(Code that draws figures)
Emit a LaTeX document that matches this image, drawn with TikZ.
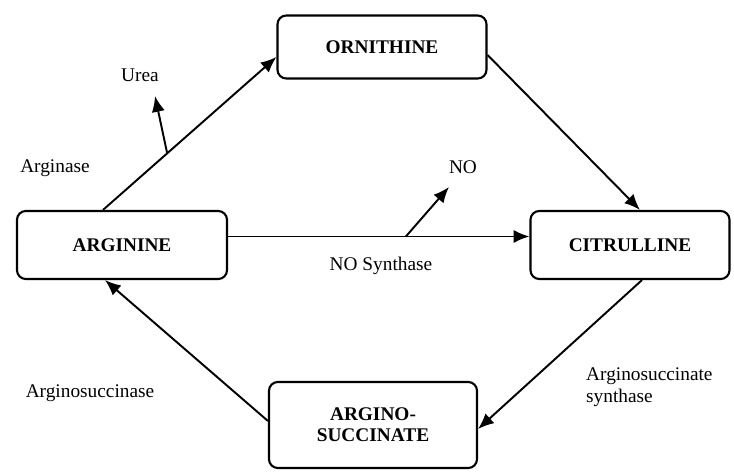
\documentclass[tikz,border=0pt]{standalone}
\usepackage{fontspec}
\setmainfont{Liberation Serif}
\usetikzlibrary{arrows.meta}
\usetikzlibrary{positioning}

\tikzset{
  box/.style={draw=black, line width=1.2pt, rounded corners=5pt, align=center, font=\fontsize{11}{12}\selectfont\bfseries},
  lbl/.style={font=\fontsize{11}{12.5}\selectfont, align=left},
  flow/.style={line width=1.1pt, -{Latex[length=9pt,width=7.5pt]}}
}

\begin{document}
\begin{tikzpicture}
\useasboundingbox (0,0) rectangle (14.68,9.44);
% boxes
\node[box, minimum width=4.18cm, minimum height=1.26cm] (orn) at (7.64,8.5) {ORNITHINE};
\node[box, minimum width=4.2cm, minimum height=1.36cm] (arg) at (2.44,4.54) {ARGININE};
\node[box, minimum width=3.98cm, minimum height=1.36cm] (cit) at (12.6,4.54) {CITRULLINE};
\node[box, minimum width=4.16cm, minimum height=1.72cm] (asu) at (7.46,0.94) {ARGINO-\\SUCCINATE};
% labels
\node[lbl] (urea) at (2.8,7.94) {Urea};
\node[lbl] (arginase) at (1.1,6.08) {Arginase};
\node[lbl] (no) at (9.26,6.1) {NO};
\node[lbl] (nosyn) at (7.62,4.12) {NO Synthase};
\node[lbl] (asucc) at (1.8,1.58) {Arginosuccinase};
\node[lbl, anchor=west] (assyn) at (11.6,1.7) {Arginosuccinate\\synthase};
\coordinate (ureatip) at (3.1,7.52);
\coordinate (notip) at (8.98,5.7);
% arrows
\draw[flow] ([xshift=-0.38cm]arg.north) -- coordinate[pos=0.37] (ureafrom) ([yshift=-0.2cm]orn.west);
\draw[flow] (ureafrom) -- (ureatip);
\draw[flow] ([yshift=-0.16cm]orn.east) -- ([xshift=0.2cm]cit.north);
\draw[flow] ([yshift=0.17cm]arg.east) -- coordinate[pos=0.59] (nofrom) ([yshift=0.17cm]cit.west);
\draw[flow] (nofrom) -- (notip);
\draw[flow] ([xshift=0.24cm]cit.south) -- ([yshift=-0.08cm]asu.east);
\draw[flow] ([yshift=0.08cm]asu.west) -- ([xshift=-0.34cm]arg.south);
\end{tikzpicture}
\end{document}
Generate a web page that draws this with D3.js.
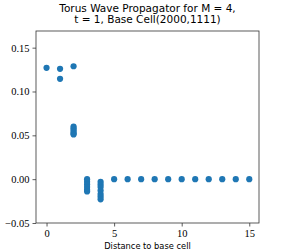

* _Written request_: Restate the whole of the material word for word without the pictures.

* _In response_:
Emit a LaTeX document that matches this image, drawn with TikZ.
\documentclass[tikz,border=0pt]{standalone}
\usepackage{fontspec}
\setmainfont{Liberation Serif}
\usetikzlibrary{arrows.meta}
\usetikzlibrary{positioning}

\tikzset{
  box/.style={draw=black, line width=1.2pt, rounded corners=5pt, align=center, font=\fontsize{11}{12}\selectfont\bfseries},
  lbl/.style={font=\fontsize{11}{12.5}\selectfont, align=left},
  flow/.style={line width=1.1pt, -{Latex[length=9pt,width=7.5pt]}}
}

\begin{document}
\begin{tikzpicture}
\useasboundingbox (0,0) rectangle (14.68,9.44);
% boxes
\node[box, minimum width=4.18cm, minimum height=1.26cm] (orn) at (7.64,8.5) {ORNITHINE};
\node[box, minimum width=4.2cm, minimum height=1.36cm] (arg) at (2.44,4.54) {ARGININE};
\node[box, minimum width=3.98cm, minimum height=1.36cm] (cit) at (12.6,4.54) {CITRULLINE};
\node[box, minimum width=4.16cm, minimum height=1.72cm] (asu) at (7.46,0.94) {ARGINO-\\SUCCINATE};
% labels
\node[lbl] (urea) at (2.8,7.94) {Urea};
\node[lbl] (arginase) at (1.1,6.08) {Arginase};
\node[lbl] (no) at (9.26,6.1) {NO};
\node[lbl] (nosyn) at (7.62,4.12) {NO Synthase};
\node[lbl] (asucc) at (1.8,1.58) {Arginosuccinase};
\node[lbl, anchor=west] (assyn) at (11.6,1.7) {Arginosuccinate\\synthase};
\coordinate (ureatip) at (3.1,7.52);
\coordinate (notip) at (8.98,5.7);
% arrows
\draw[flow] ([xshift=-0.38cm]arg.north) -- coordinate[pos=0.37] (ureafrom) ([yshift=-0.2cm]orn.west);
\draw[flow] (ureafrom) -- (ureatip);
\draw[flow] ([yshift=-0.16cm]orn.east) -- ([xshift=0.2cm]cit.north);
\draw[flow] ([yshift=0.17cm]arg.east) -- coordinate[pos=0.59] (nofrom) ([yshift=0.17cm]cit.west);
\draw[flow] (nofrom) -- (notip);
\draw[flow] ([xshift=0.24cm]cit.south) -- ([yshift=-0.08cm]asu.east);
\draw[flow] ([yshift=0.08cm]asu.west) -- ([xshift=-0.34cm]arg.south);
\end{tikzpicture}
\end{document}
Generate a web page that draws this with D3.js.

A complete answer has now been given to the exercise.